Für Hitatchi machte sich Pfeiffer auch für die umstrittene CCS-Technologie zur »Abscheidung und unterirdischen Verpressung« von Treibhausgasen stark. Oh Wunder: E.on-Kraftwerke und Hitachi Power Europe arbeiten bei der Erforschung zur CO2-Abscheidung eng zusammen. Anfang 2013 trat Pfeiffer zwar von seinen Beiratspflichten bei den japanischen Kohlekraftwerksbetreibern zurück, erinnert das »Schwarzbuch«. Aber bis heute ist er noch Mitglied im Aufsichtsrat der Kofler Energies Power AG aus Bochum, die 1999 unter der Bezeichnung Rhein-Ruhr Energie als Stromversorger vom Erdöl-Aral-Konzern gegründet wurde. Irgendjemand überrascht, warum Pfeiffer auf Klimaschutz pfeift? Und warum immer mehr Menschen die AfD wählen, weil sie bei dieser Anti-Öko-Politik, wie bei Fremdenfeindlichkeit, dann doch lieber das Original ankreuzen?

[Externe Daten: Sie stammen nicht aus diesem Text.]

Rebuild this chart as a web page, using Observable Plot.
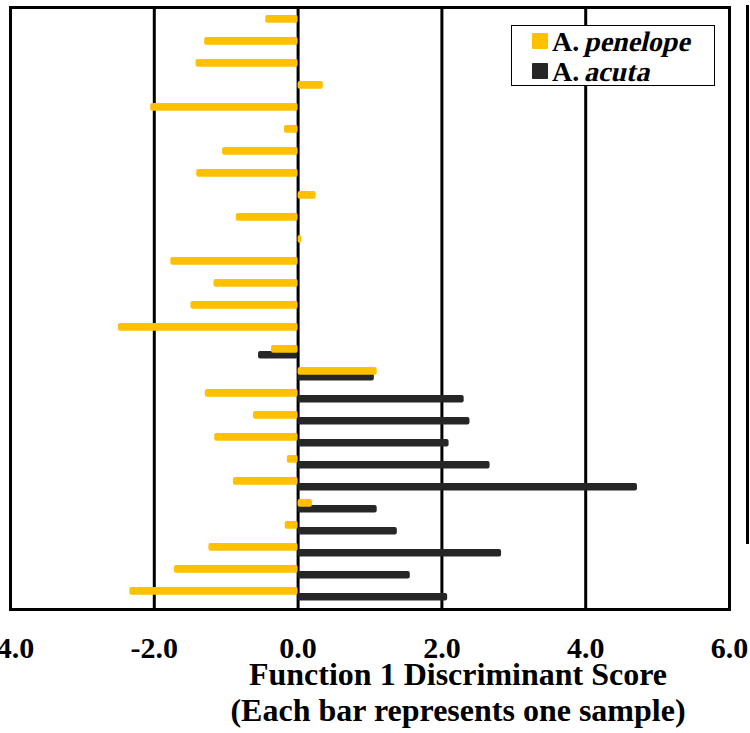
<!DOCTYPE html>
<html>
<head>
<meta charset="utf-8">
<script src="https://cdn.jsdelivr.net/npm/d3@7"></script>
<script src="https://cdn.jsdelivr.net/npm/@observablehq/plot@0.6"></script>
<style>
  body { margin: 0; background: #fff; }
  #wrap { position: relative; width: 750px; height: 733px; overflow: hidden; }
  #wrap svg text { font-family: "Liberation Serif", "Times New Roman", serif; font-weight: bold; fill: #000; }
  .legend { position: absolute; left: 511px; top: 25px; width: 202px; height: 59px; border: 1.5px solid #000; background: #fff;
            font-family: "Liberation Serif", "Times New Roman", serif; font-weight: bold; font-size: 28px; line-height: 31px; }
  .legend .row { display: flex; align-items: center; height: 30px; padding-left: 20px; }
  .legend .sw { width: 16px; height: 16px; margin-right: 4px; border-radius: 1px; }
  .legend .it { display: inline-block; transform: skewX(-13deg); font-style: normal; }
  .stray { position: absolute; left: 746px; top: 5px; width: 3px; height: 539px; background: #000; }
</style>
</head>
<body>
<div id="wrap"></div>
<script>
// sample index (one bar pair per sample, top to bottom)
const samples = d3.range(1, 28);
// Function 1 discriminant scores, A. penelope
const penelope = [-0.45, -1.30, -1.42, 0.35, -2.05, -0.19, -1.05, -1.41, 0.25, -0.86,
                  0.05, -1.77, -1.17, -1.49, -2.50, -0.37, 1.10, -1.29, -0.62, -1.16,
                  -0.15, -0.90, 0.20, -0.18, -1.24, -1.72, -2.34];
// Function 1 discriminant scores, A. acuta (null = no bar)
const acuta = [null, null, null, null, null, null, null, null, null, null,
               null, null, null, null, null, -0.55, 1.06, 2.31, 2.39, 2.10,
               2.67, 4.72, 1.10, 1.38, 2.83, 1.56, 2.08];
const xTicks = [-4, -2, 0, 2, 4, 6];
const gridValues = [-2, 0, 2, 4];
const seriesNames = ["A. penelope", "A. acuta"];
const seriesColors = ["#FFC000", "#262626"];
const axisTitle = "Function 1 Discriminant Score\n(Each bar represents one sample)";

const rows = samples.map((s, i) => ({sample: s, penelope: penelope[i], acuta: acuta[i]}));

const chart = Plot.plot({
  width: 750,
  height: 733,
  marginLeft: 10,
  marginRight: 21,
  marginTop: 7,
  marginBottom: 124,
  x: {domain: [-4, 6]},
  y: {type: "band", domain: samples, padding: 0, axis: null},
  marks: [
    Plot.ruleX(gridValues, {stroke: "#000", strokeWidth: 3}),
    Plot.barX(rows.filter(d => d.acuta != null), {
      x: "acuta", y: "sample", fill: seriesColors[1], insetTop: 10, insetBottom: 4.6, rx: 2
    }),
    Plot.barX(rows, {
      x: "penelope", y: "sample", fill: seriesColors[0], insetTop: 4, insetBottom: 10.3, rx: 2
    }),
    Plot.frame({stroke: "#000", strokeWidth: 3}),
    Plot.axisX({
      ticks: xTicks, tickSize: 0, tickPadding: 27, fontSize: 30,
      tickFormat: d => d.toFixed(1), label: null
    }),
    Plot.text([axisTitle], {
      frameAnchor: "bottom", text: d => d, dx: 88, dy: 111,
      lineAnchor: "bottom", lineHeight: 1.1, fontSize: 32, textAnchor: "middle"
    })
  ]
});

const wrap = document.getElementById("wrap");
wrap.appendChild(chart);

const legend = document.createElement("div");
legend.className = "legend";
seriesNames.forEach((name, i) => {
  const [genus, species] = name.split(" ");
  const row = document.createElement("div");
  row.className = "row";
  row.innerHTML = `<span class="sw" style="background:${seriesColors[i]}"></span><span>${genus}&nbsp;<span class="it">${species}</span></span>`;
  legend.appendChild(row);
});
wrap.appendChild(legend);

const stray = document.createElement("div");
stray.className = "stray";
wrap.appendChild(stray);
</script>
</body>
</html>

Von Klima-Irrlichtern zu Weihnachtsleuchten. Immer wieder zur besinnlichen Zeit macht die Meldung vom Stromfresser Festbeleuchtung die Runde. In Deutschland würden Häuser, Plätze und Wohnungen in diesem Winter mit rund 9,5 Milliarden Lichtlein so hell wie noch nie im weihnachtlichen Lichtermeer erstrahlen, informiert ein Ökostromanbieter. Der Stromverbrauch würde auf 820 Millionen Kilowattstunden im Wert von 235 Millionen Euro klettern, sage und schreibe der Jahresverbrauch einer Großstadt mit 270.000 Haushalten.

Ich schließe mich da ganz den Empfehlungen des Bundesumweltamtes an: Lieber weniger Licht, mit kleinen und stromsparenden Lichterketten, trotz dunkler Jahreszeit. Und besser seinen Lieben Zeit schenken als Berge von Paketen unter den Weihnachtsbaum. Nicht vergessen: Beim Weihnachtsbaum-Kauf aufs Ökosiegel achten, in den Nadeln lauern nicht selten Gifte, und am besten vom lokalen Bauern oder Förster, das spart die lange und klimaschädliche Lkw-Anfahrt. Frohen Zweiten Advent!